Here are just some of the many examples of Diana’s myths from their most recent disclosure and the facts that you should know.

About the value of Diana’s inadequate acquisition proposals

Myths Facts
Diana’s $23.50 per share March 2026 proposal represents approximately 1.0x net asset value (NAV).

  • Diana’s March 2026 Proposal has always been below the underlying value of our assets (our NAV).
  • Genco’s mean sell-side analyst NAV estimate was $25.00 at the time Genco’s Board evaluated it. As of May 12, 2026, the mean sell-side NAV estimate is $26.54 and the current median estimate is $26.80.
  • We are in a period of rising asset values across the industry, and sell-side analysts continue to raise their estimates of Genco’s NAV.
Diana’s March 2026 Proposal represents a compelling premium to Genco’s undisturbed share price in November.

  • Diana’s “premium” is based on an arbitrary share price from months before their $23.50 proposal and is irrelevant.
  • The increase in our share price since November has tracked market dynamics, including rising freight rates and asset prices, and we believe it also reflects the success of our Comprehensive Value Strategy.
  • Diana’s March 2026 Proposal represented only a 1% “premium” to Genco’s closing price the day prior to the offer and is lower than where Genco’s shares have traded for weeks.
  • Diana is a direct competitor and knows very well that asset values have risen, but they continue to reference stale prices and values as part of their takeover agenda.

About Genco’s attempts to engage with Diana

Myths Facts
Genco’s Board has refused to engage with Diana.

  • We have attempted to engage with Diana starting with our initial outreach to Diana in 2024, including regarding alternative transaction structures that would create value for both companies’ shareholders.
  • We have been clear: we are open to engaging constructively with Diana if they provide an offer that appropriately values Genco and adequately rewards all shareholders.
  • Diana’s $23.50 per share proposal simply does not meet that standard. Diana has shown no willingness to pay a fair price.

About Genco’s shareholder rights plan and credit agreement

Myths Facts
Genco ’s rights plan is harmful to shareholders.

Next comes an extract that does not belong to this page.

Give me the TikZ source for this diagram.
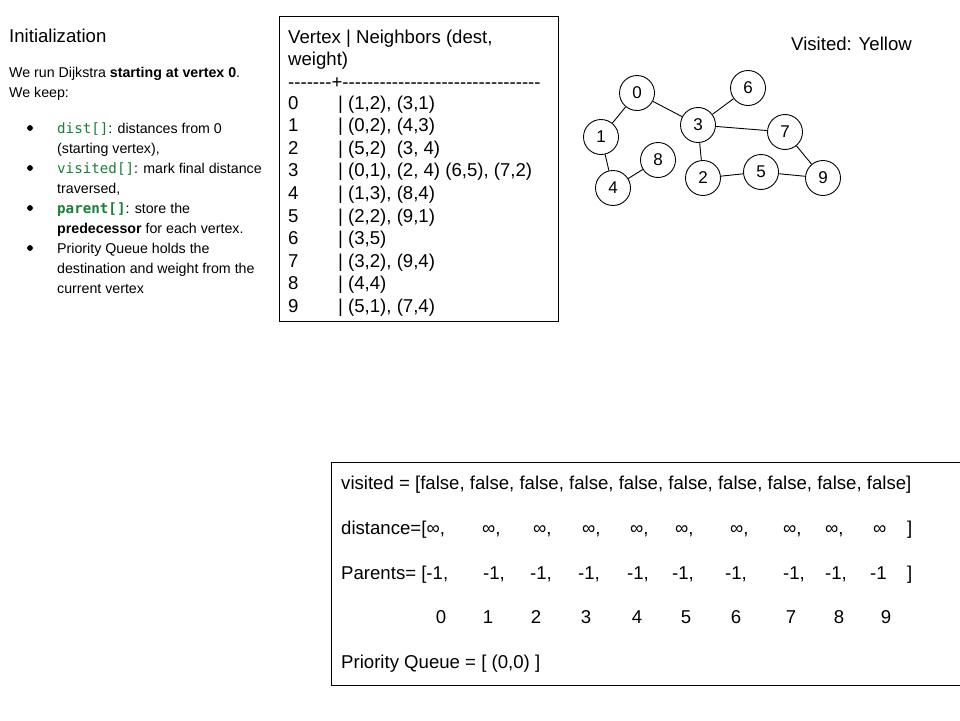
\documentclass[tikz,border=0pt]{standalone}
\usepackage{fontspec}
\setmainfont{Liberation Sans}
\setmonofont{DejaVu Sans Mono}
\usetikzlibrary{positioning}
\definecolor{codegreen}{RGB}{24,128,56}
\newcommand\dashrun[1]{\foreach \k in {1,...,#1}{-\kern0pt}}

\begin{document}
\begin{tikzpicture}[x=1pt,y=-1pt,
  txt/.style={anchor=base west,inner sep=0pt,font=\fontsize{18.6}{22}\selectfont},
  num/.style={anchor=base,inner sep=0pt,font=\fontsize{18.6}{22}\selectfont},
  note/.style={anchor=base west,inner sep=0pt,font=\fontsize{14.2}{20}\selectfont},
  vert/.style={draw,circle,minimum size=35pt,inner sep=0pt,line width=0.9pt,font=\fontsize{17}{17}\selectfont},
  edge/.style={line width=0.9pt},
  frame/.style={draw,line width=1pt}]
\useasboundingbox (0,0) rectangle (960,720);

% left column
\node[txt] (title) at (9,42) {Initialization};
\node[note] (intro) at (9,77) {We run Dijkstra \textbf{starting at vertex 0}.};
\node[note] (keep) at (9,97) {We keep:};

\node[note] (l1) at (57,133) {\textcolor{codegreen}{\texttt{dist[]}}: distances from 0};
\node[note] (l2) at (57,153) {(starting vertex),};
\node[note] (l3) at (57,173) {\textcolor{codegreen}{\texttt{visited[]}}: mark final distance};
\node[note] (l4) at (57,193) {traversed,};
\node[note] (l5) at (57,213) {\textcolor{codegreen}{\texttt{\bfseries parent[]}}: store the};
\node[note] (l6) at (57,233) {\textbf{predecessor} for each vertex.};
\node[note] (l7) at (57,253) {Priority Queue holds the};
\node[note] (l8) at (57,273) {destination and weight from the};
\node[note] (l9) at (57,293) {current vertex};
\foreach \b in {128,168,208,248}
  \fill (30,\b) circle (2.9pt);

% adjacency list
\draw[frame] (279.5,16.5) rectangle (558.5,321.5);
\node[txt] (head1) at (288,43) {Vertex | Neighbors (dest,};
\node[txt] (head2) at (288,65.5) {weight)};
\node[txt] (rule) at (288,88) {\dashrun{7}+\dashrun{32}};
\foreach \v/\nb [count=\i from 0] in {
  0/{(1,2), (3,1)},
  1/{(0,2), (4,3)},
  2/{(5,2)\ \ (3, 4)},
  3/{(0,1), (2, 4) (6,5), (7,2)},
  4/{(1,3), (8,4)},
  5/{(2,2), (9,1)},
  6/{(3,5)},
  7/{(3,2), (9,4)},
  8/{(4,4)},
  9/{(5,1), (7,4)}}{
  \node[txt] (row\v) at (288,109+22.6*\i) {\v};
  \node[txt] (adj\v) at (338,109+22.6*\i) {| \nb};
}

% graph
\node[txt] (legend) at (791,50) {Visited: Yellow};
\node[vert] (n0) at (637,93) {0};
\node[vert] (n6) at (748,88) {6};
\node[vert] (n3) at (698,125) {3};
\node[vert] (n7) at (785,132) {7};
\node[vert] (n1) at (601,137) {1};
\node[vert] (n8) at (658,160) {8};
\node[vert] (n5) at (761,172) {5};
\node[vert] (n2) at (703,178) {2};
\node[vert] (n9) at (823,178) {9};
\node[vert] (n4) at (613,188) {4};
\foreach \a/\b in {0/1,0/3,3/6,3/7,3/2,1/4,4/8,2/5,5/9,7/9}
  \draw[edge] (n\a) -- (n\b);

% state arrays
\draw[frame] (331.5,462.5) rectangle (961,685.5);
\node[txt] (visrow) at (341,489.5) {visited = [false, false, false, false, false, false, false, false, false, false]};
\node[txt] (distrow) at (341,534.5) {distance=[∞,};
\foreach \x [count=\i] in {482,533,582,630,675,730,783,825}
  \node[txt] (dist\i) at (\x,534.5) {∞,};
\node[txt] (dist9) at (873,534.5) {∞};
\node[txt] (distend) at (907,534.5) {]};
\node[txt] (parrow) at (341,579) {Parents= [-1,};
\foreach \x [count=\i] in {483,530,578,627,672,725,783,825}
  \node[txt] (par\i) at (\x,579) {-1,};
\node[txt] (par9) at (870,579) {-1};
\node[txt] (parend) at (907,579) {]};
\foreach \x [count=\i from 0] in {441,488,536,586,637,686,736,791,839,886}
  \node[num] (idx\i) at (\x,623.5) {\i};
\node[txt] (pq) at (341,668) {Priority Queue = [ (0,0) ]};

\end{tikzpicture}
\end{document}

  • Genco’s Board adopted a limited-duration shareholder rights plan after considerable deliberation and out of necessity in direct response to Diana’s rapid accumulation of Genco stock, which was potentially improperly disclosed.1
  • The rights plan is similar to those adopted by other companies and designed to:
    • enable all Genco shareholders to realize the long-term value of their investment;
    • prevent any shareholder – including Diana – from taking control of the Company by acquiring shares without paying full value of the assets and a control premium; and
    • provide the Board with sufficient time to fulfill its fiduciary duties on behalf of all shareholders.
  • The rights plan has functioned exactly as it should from a fiduciary standpoint. No party has been able to take control without paying full value of the assets and a control premium for doing so, and our stock price has continued to rise since it was implemented, as Genco’s strategy has aligned the Company with the rising drybulk market.
  • In accordance with its strong governance practices, the Board has put the rights plan up for a shareholder vote at the upcoming Annual Meeting and recommends shareholders vote FOR the proposal on the WHITE proxy card.
Genco’s credit agreement includes a “proxy put” provision designed to entrench the Board, under which an event of default may occur if a majority of the Board is replaced by directors not approved by incumbent members.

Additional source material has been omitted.